Chairman of the Standing Regional Consultative Council of Trade Unions David Massiah said the workers of Antigua-based carrier Liat have sought trade union assistance in combatting upper management who have deferred their salaries days later than is contractually agreed.
“The deferral is difficult for us to swallow at this time when you have executive directors who are petitioning the board for them to receive an increase of their pay, at [the same] time are asking staff to take a salary deferral,” Massiah said.
The unions had previously participated in a salary deferral exercise back in 2014, which had been projected to be for a five-month period, but lasted 14 instead, without any tangible results.
The chairman of the regional trade union also said that upper management should re-evaluate its commitment to Liat as timing of the announcement reflects poorly on its leadership competencies.
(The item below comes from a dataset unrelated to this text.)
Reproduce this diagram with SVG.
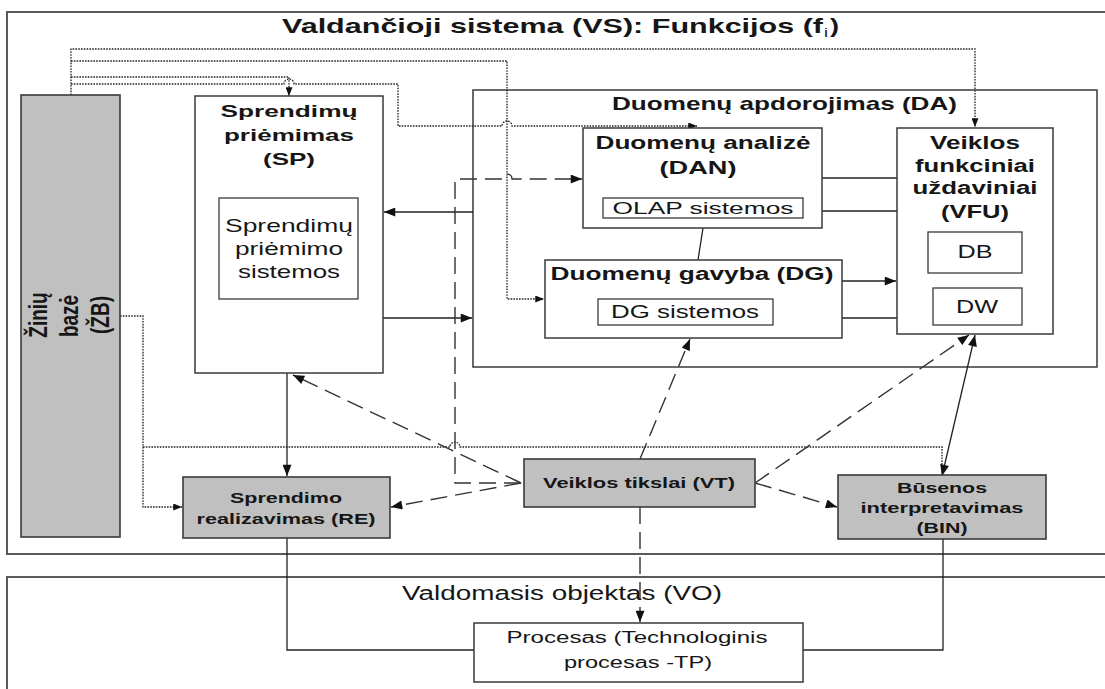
<svg xmlns="http://www.w3.org/2000/svg" width="1105" height="689" viewBox="0 0 1105 689">
  <defs>
    <style>
      .frame { fill: #ffffff; stroke: #5a5a5a; stroke-width: 2; }
      .box { fill: #ffffff; stroke: #3a3a3a; stroke-width: 1.5; }
      .gbox { fill: #c0c0c0; stroke: #3a3a3a; stroke-width: 1.6; }
      .sub { fill: #ffffff; stroke: #3a3a3a; stroke-width: 1.3; }
      .solid { fill: none; stroke: #222; stroke-width: 1.3; }
      .dash { fill: none; stroke: #333; stroke-width: 1.4; stroke-dasharray: 17 8; }
      .dot { fill: none; stroke: #222; stroke-width: 1.3; stroke-dasharray: 1.6 1.2; }
      text { font-family: "Liberation Sans", Arial, sans-serif; fill: #161616; }
      .b { font-weight: bold; }
      .c { text-anchor: middle; }
    </style>
    <marker id="ah" viewBox="0 0 10 8" refX="10" refY="4" markerWidth="12" markerHeight="9" markerUnits="userSpaceOnUse" orient="auto-start-reverse">
      <path d="M0,0 L10,4 L0,8 z" fill="#111"/>
    </marker>
    <marker id="ahs" viewBox="0 0 10 8" refX="10" refY="4" markerWidth="9" markerHeight="7" markerUnits="userSpaceOnUse" orient="auto">
      <path d="M0,0 L10,4 L0,8 z" fill="#111"/>
    </marker>
  </defs>

  <rect width="1105" height="689" fill="#ffffff"/>

  <!-- outer frames -->
  <g id="vs">
    <rect class="frame" x="7" y="12" width="1110" height="542"/>
    <text class="b" x="282" y="33" font-size="21" textLength="541" lengthAdjust="spacingAndGlyphs">Valdančioji sistema (VS): Funkcijos (f</text>
    <text x="824" y="37" font-size="12" textLength="4" lengthAdjust="spacingAndGlyphs">i</text>
    <text class="b" x="830" y="33" font-size="21" textLength="9" lengthAdjust="spacingAndGlyphs">)</text>
  </g>
  <g id="vo">
    <rect class="frame" x="7" y="577" width="1110" height="130"/>
    <text class="c" x="562" y="600" font-size="20" textLength="320" lengthAdjust="spacingAndGlyphs">Valdomasis objektas (VO)</text>
  </g>

  <!-- Data processing container -->
  <g id="da">
    <rect class="box" x="473" y="90" width="624" height="277"/>
    <text class="b" x="612" y="110" font-size="19" textLength="345" lengthAdjust="spacingAndGlyphs">Duomenų apdorojimas (DA)</text>
  </g>

  <!-- connectors -->
  <g id="connectors">
    <!-- knowledge base feeds (dotted) -->
    <path class="dot" d="M71,95 V49 H975 V127" marker-end="url(#ahs)"/>
    <path class="dot" d="M71,61 H507 V299 H544" marker-end="url(#ahs)"/>
    <path class="dot" d="M71,77 H289 V96" marker-end="url(#ahs)"/>
    <path class="dot" d="M71,84 H284 A5,5 0 0 1 294,84 H398 V126 H502 A5,5 0 0 1 512,126 H697" marker-end="url(#ahs)"/>
    <path class="dot" d="M120,316 H143 V507 H182" marker-end="url(#ahs)"/>
    <path class="dot" d="M143,447 H450 A5,5 0 0 1 460,447 H942 V475"/>

    <!-- solid flows -->
    <path class="solid" d="M473,212 H384" marker-end="url(#ah)"/>
    <path class="solid" d="M383,318 H472" marker-end="url(#ah)"/>
    <path class="solid" d="M287,373 V476" marker-end="url(#ah)"/>
    <path class="solid" d="M703,228 L698,260"/>
    <path class="solid" d="M822,178 H897"/>
    <path class="solid" d="M822,211 H901"/>
    <path class="solid" d="M842,281 H896" marker-end="url(#ah)"/>
    <path class="solid" d="M842,318 H897"/>
    <path class="solid" d="M942,476 L975,335" marker-start="url(#ah)" marker-end="url(#ah)"/>
    <path class="solid" d="M287,538 V650 H474"/>
    <path class="solid" d="M943,539 V650 H803"/>

    <!-- goal links (dashed) -->
    <path class="dash" d="M521,483 L293,375" marker-end="url(#ah)"/>
    <path class="dash" d="M521,483 L391,507" marker-end="url(#ah)"/>
    <path class="dash" d="M521,483 H455 V179 H502 A5,5 0 0 1 512,179 H582" marker-end="url(#ah)"/>
    <path class="dash" d="M640,459 L690,339" marker-end="url(#ah)"/>
    <path class="dash" d="M755,483 L969,335" marker-end="url(#ah)"/>
    <path class="dash" d="M755,483 L837,507" marker-end="url(#ah)"/>
    <path class="dash" d="M640,507 V622" marker-end="url(#ah)"/>
  </g>

  <!-- Knowledge base -->
  <g id="zb">
    <rect class="gbox" x="21" y="95" width="99" height="442"/>
    <text class="b c" font-size="19" transform="translate(47,315) scale(1.35,1) rotate(-90)">Žinių</text>
    <text class="b c" font-size="19" transform="translate(78,316) scale(1.35,1) rotate(-90)">bazė</text>
    <text class="b c" font-size="19" transform="translate(109,315) scale(1.35,1) rotate(-90)">(ŽB)</text>
  </g>

  <!-- Decision making -->
  <g id="sp">
    <rect class="box" x="195" y="96" width="188" height="277"/>
    <text class="b c" x="289" y="117" font-size="17" textLength="137" lengthAdjust="spacingAndGlyphs">Sprendimų</text>
    <text class="b c" x="289" y="141" font-size="17" textLength="130" lengthAdjust="spacingAndGlyphs">priėmimas</text>
    <text class="b c" x="289" y="165" font-size="17" textLength="52" lengthAdjust="spacingAndGlyphs">(SP)</text>
  </g>
  <g id="sps">
    <rect class="sub" x="219" y="198" width="139" height="101"/>
    <text class="c" x="289" y="232" font-size="19" textLength="128" lengthAdjust="spacingAndGlyphs">Sprendimų</text>
    <text class="c" x="289" y="255" font-size="19" textLength="108" lengthAdjust="spacingAndGlyphs">priėmimo</text>
    <text class="c" x="289" y="278" font-size="19" textLength="102" lengthAdjust="spacingAndGlyphs">sistemos</text>
  </g>

  <!-- Data analysis -->
  <g id="dan">
    <rect class="box" x="583" y="128" width="239" height="100"/>
    <text class="b c" x="703" y="149" font-size="18" textLength="215" lengthAdjust="spacingAndGlyphs">Duomenų analizė</text>
    <text class="b c" x="698" y="174" font-size="18" textLength="77" lengthAdjust="spacingAndGlyphs">(DAN)</text>
  </g>
  <g id="olap">
    <rect class="sub" x="603" y="198" width="200" height="20"/>
    <text class="c" x="703" y="214" font-size="17" textLength="181" lengthAdjust="spacingAndGlyphs">OLAP sistemos</text>
  </g>

  <!-- Data mining -->
  <g id="dg">
    <rect class="box" x="545" y="260" width="297" height="78"/>
    <text class="b c" x="692" y="280" font-size="18" textLength="283" lengthAdjust="spacingAndGlyphs">Duomenų gavyba (DG)</text>
  </g>
  <g id="dgs">
    <rect class="sub" x="598" y="299" width="175" height="26"/>
    <text class="c" x="685" y="318" font-size="18" textLength="148" lengthAdjust="spacingAndGlyphs">DG sistemos</text>
  </g>

  <!-- Functional tasks -->
  <g id="vfu">
    <rect class="box" x="897" y="128" width="156" height="206"/>
    <text class="b c" x="975" y="149" font-size="18" textLength="90" lengthAdjust="spacingAndGlyphs">Veiklos</text>
    <text class="b c" x="975" y="172" font-size="18" textLength="120" lengthAdjust="spacingAndGlyphs">funkciniai</text>
    <text class="b c" x="975" y="194" font-size="18" textLength="125" lengthAdjust="spacingAndGlyphs">uždaviniai</text>
    <text class="b c" x="975" y="218" font-size="18" textLength="68" lengthAdjust="spacingAndGlyphs">(VFU)</text>
  </g>
  <g id="db">
    <rect class="sub" x="928" y="232" width="94" height="41"/>
    <text class="c" x="975" y="258" font-size="19" textLength="35" lengthAdjust="spacingAndGlyphs">DB</text>
  </g>
  <g id="dw">
    <rect class="sub" x="933" y="288" width="89" height="37"/>
    <text class="c" x="977" y="313" font-size="19" textLength="42" lengthAdjust="spacingAndGlyphs">DW</text>
  </g>

  <!-- Decision implementation -->
  <g id="re">
    <rect class="gbox" x="183" y="477" width="207" height="61"/>
    <text class="b c" x="286" y="503" font-size="15" textLength="112" lengthAdjust="spacingAndGlyphs">Sprendimo</text>
    <text class="b c" x="286" y="524" font-size="15" textLength="179" lengthAdjust="spacingAndGlyphs">realizavimas (RE)</text>
  </g>

  <!-- Business goals -->
  <g id="vt">
    <rect class="gbox" x="524" y="459" width="231" height="48"/>
    <text class="b c" x="639" y="488" font-size="15" textLength="192" lengthAdjust="spacingAndGlyphs">Veiklos tikslai (VT)</text>
  </g>

  <!-- State interpretation -->
  <g id="bin">
    <rect class="gbox" x="838" y="475" width="208" height="64"/>
    <text class="b c" x="942" y="493" font-size="15" textLength="90" lengthAdjust="spacingAndGlyphs">Būsenos</text>
    <text class="b c" x="942" y="513" font-size="15" textLength="163" lengthAdjust="spacingAndGlyphs">interpretavimas</text>
    <text class="b c" x="942" y="533" font-size="15" textLength="51" lengthAdjust="spacingAndGlyphs">(BIN)</text>
  </g>

  <!-- Process -->
  <g id="tp">
    <rect class="box" x="474" y="623" width="329" height="59"/>
    <text class="c" x="637" y="643" font-size="16" textLength="261" lengthAdjust="spacingAndGlyphs">Procesas (Technologinis</text>
    <text class="c" x="638" y="668" font-size="16" textLength="148" lengthAdjust="spacingAndGlyphs">procesas -TP)</text>
  </g>
</svg>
“You have a number square pegs in round holes, and some of the people who want to run Liat, they treat it as if it’s their own business or personal stuff. They hold gripes against employees who take decision and say, ‘Well, look what you’re doing is wrong’ or stand up to them,” Massiah said.
He accused those in executive positions in the company of diverting funds into re-training high-ranking officials while asking the low-ranking staff for the aforementioned salary deferral.
“You are bringing in a consultant to train that manager and the director of the department to do their job properly…our position is you fire them because they have failed.
“You’re going to pay high-priced consultants to come in to tell a director, a person who has accepted that they are a director to come and teach them how to do their job at this particular stage, I have a fundamental problem with that,” Massiah said.
Meanwhile, the chairman said he is aware of “political interference” by regional prime ministers, but added that the leaders need to realise that as shareholders “we have some problems”, especially with Liat’s leadership.
“They have really put in a lot of money, but it’s because the people that they put there to manage their funds that are not doing it right. All of the governments around the region are using Liat as a football. They kick it and they bring it close to them when they want it and then they push it aside,” Massiah said.
Massiah, who is also general secretary of the Antigua and Barbuda Workers Union (ABWU) said in an OBSERVER AM interview that regional unions have also informed Liat’s upper management of their intent to stage demonstrations as a means of showing strong opposition to the proposed system.
While speaking on behalf of the regional union, Massiah stated that the body is standing with pilots and flight attendants and are “ready to help Liat every and any day, but we cannot continue to take salary deferrals that is to the detriment to some of the workers”.